Mayor Rahm Emanuel on Wednesday put the quick kibosh on a resolution urging him to suspend Chicago’s Sister Cities agreement with Moscow until Russia withdraws from Ukraine’s Crimean peninsula.
Samuel C. Scott III, board chairman of Chicago Sister Cities International, had already registered his opposition to the resolution, only to be overruled by the City Council’s Committee on Human Relations.
But that was before Emanuel stepped in and called a halt to the idea of punishing Moscow. Instead, the City Council approved a vanilla resolution standing “shoulder to shoulder” with the people of Ukraine, but held the Sister Cities resolution.
“I don’t believe that the city of Chicago should conduct its own foreign policy separate from the United State government,” the mayor said.
“There’s been an increase in communication between the United States government and the Russian government. I don’t think we should have a foreign policy separate from what the United States government is conducting. If anything, rather than cutting off dialogue, they’ve increased the conversation on how to find a responsible way to proceed. That’s an appropriate place to have any conversation or dialogue or actions taken.”
Ald. Edward Burke (14th) was clearly not happy about having the Sister Cities resolution he championed de-railed by the mayor.

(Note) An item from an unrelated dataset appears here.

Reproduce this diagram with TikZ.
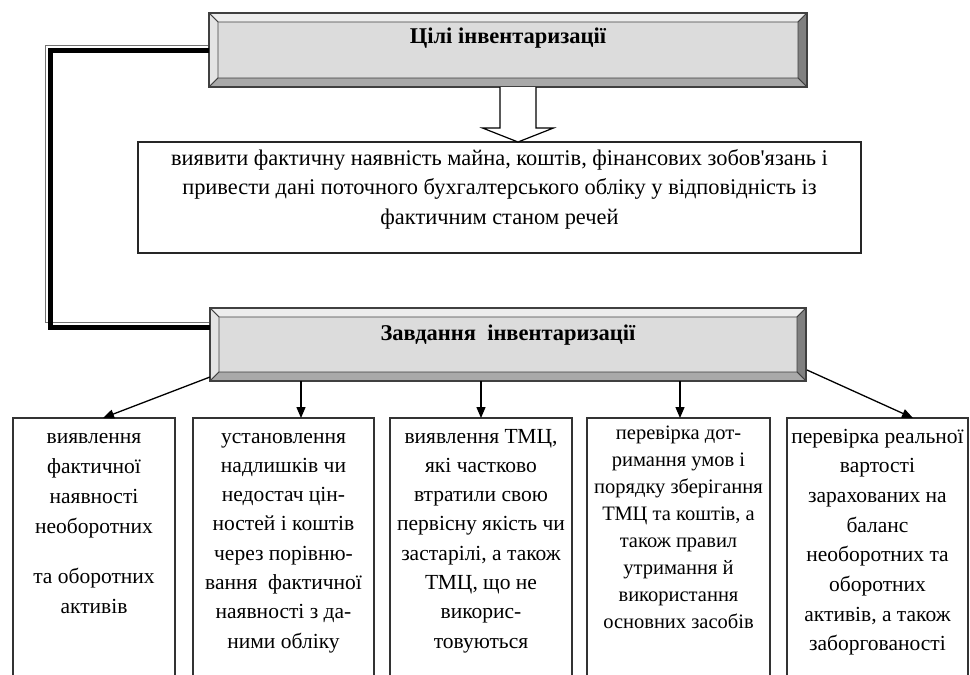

“He’s entitled to his opinion. [But], it’s still in committee….It’s held,” Burke said.
At a hearing last month, Scott said Chicago has 28 Sister Cities in 27 countries and has never suspended relations with any of them — no matter what has happened in world politics.
To start now would only undermine a 58-year-old program that “builds bridges” and set a dangerous precedent, he said.

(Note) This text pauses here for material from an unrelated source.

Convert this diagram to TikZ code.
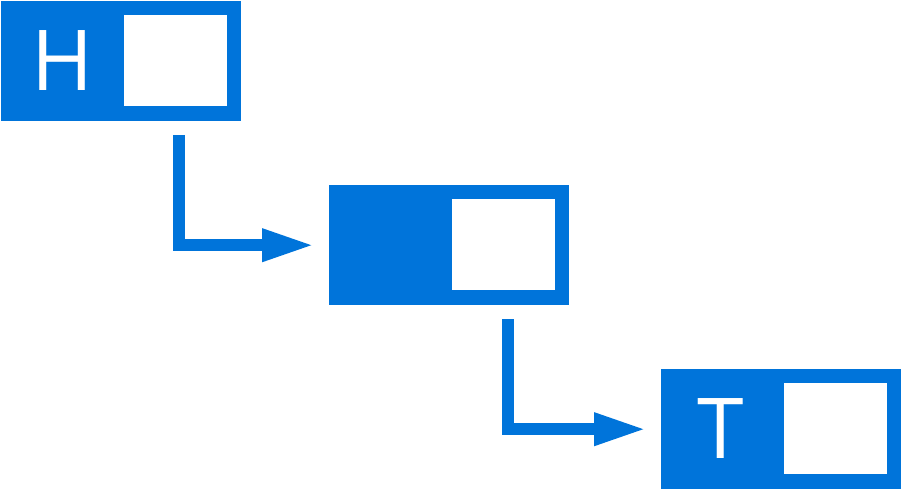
\documentclass[tikz,border=0pt]{standalone}
\usepackage{fontspec}
\setmainfont{Open Sans}
\usetikzlibrary{arrows.meta}
\definecolor{mblue}{HTML}{0074DA}
\begin{document}
\begin{tikzpicture}[x=1pt,y=-1pt,
  outer/.style={fill=mblue,draw=none,minimum width=240pt,minimum height=120pt,inner sep=0pt,anchor=north west},
  inner/.style={fill=white,draw=none,minimum width=103pt,minimum height=91pt,inner sep=0pt,anchor=north west},
  lbl/.style={text=white,font=\fontsize{84}{84}\selectfont,inner sep=0pt},
  conn/.style={draw=mblue,line width=12pt,-{Triangle[length=53pt,width=30pt]},shorten >=14pt}]
\useasboundingbox (0,0) rectangle (901,489);
\node[outer] (b1) at (1,1) {};
\node[inner] (i1) at (124,15) {};
\node[lbl] (h) at (62,61) {H};
\node[outer] (b2) at (329,185) {};
\node[inner] (i2) at (452,199) {};
\node[outer] (b3) at (661,369) {};
\node[inner] (i3) at (784,383) {};
\node[lbl] (t) at (721,429) {T};
\coordinate (s1) at (179,135);
\coordinate (s2) at (508,319);
\draw[conn] (s1) |- (b2.west);
\draw[conn] (s2) |- (b3.west);
\end{tikzpicture}
\end{document}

“Will Sister Cities continue on? Yes. But, it will send a very bad message to the other Sister Cities and I don’t know where we stop….I don’t know what the next trigger would be in eliminating a Sister Cities relationship,” Scott said then.
Although Chicago is the only U.S. city with a Sister City relationship with Moscow, there are 73 other Sister City relationships between the U.S. and Russia, he said.
“This is the only one that I’m aware of that is being put on the docket to be talked through….I feel very, very concerned about the fact that, when you stop dialogue and you stop sharing ideas and thoughts and things between peoples, you have the opportunity of making things worse — not better,” Scott said.
“My conversation here is one of saying, don’t stop the dialogue and, in addition to that, the people who will probably be hurt most by this will be the 28,000 Chicagoans of Russian descent. Those are the ones that benefit by what the Sister Cities relationship does.”
Scott’s argument struck a chord with Ald. Scott Waguespack (32nd), whose ward includes parts of Ukrainian Village.
“As a Council, we’re cutting off that last tie that might exist between different cultures and different countries,” he said.
“You cut off people who are moderates in Russia, who are opposed to Putin and what he’s doing, who are opposed to the invasion of the Crimea, who are opposed to a Russian future that challenges the Western European powers, challenges the Ukraine and puts everybody on a war footing.”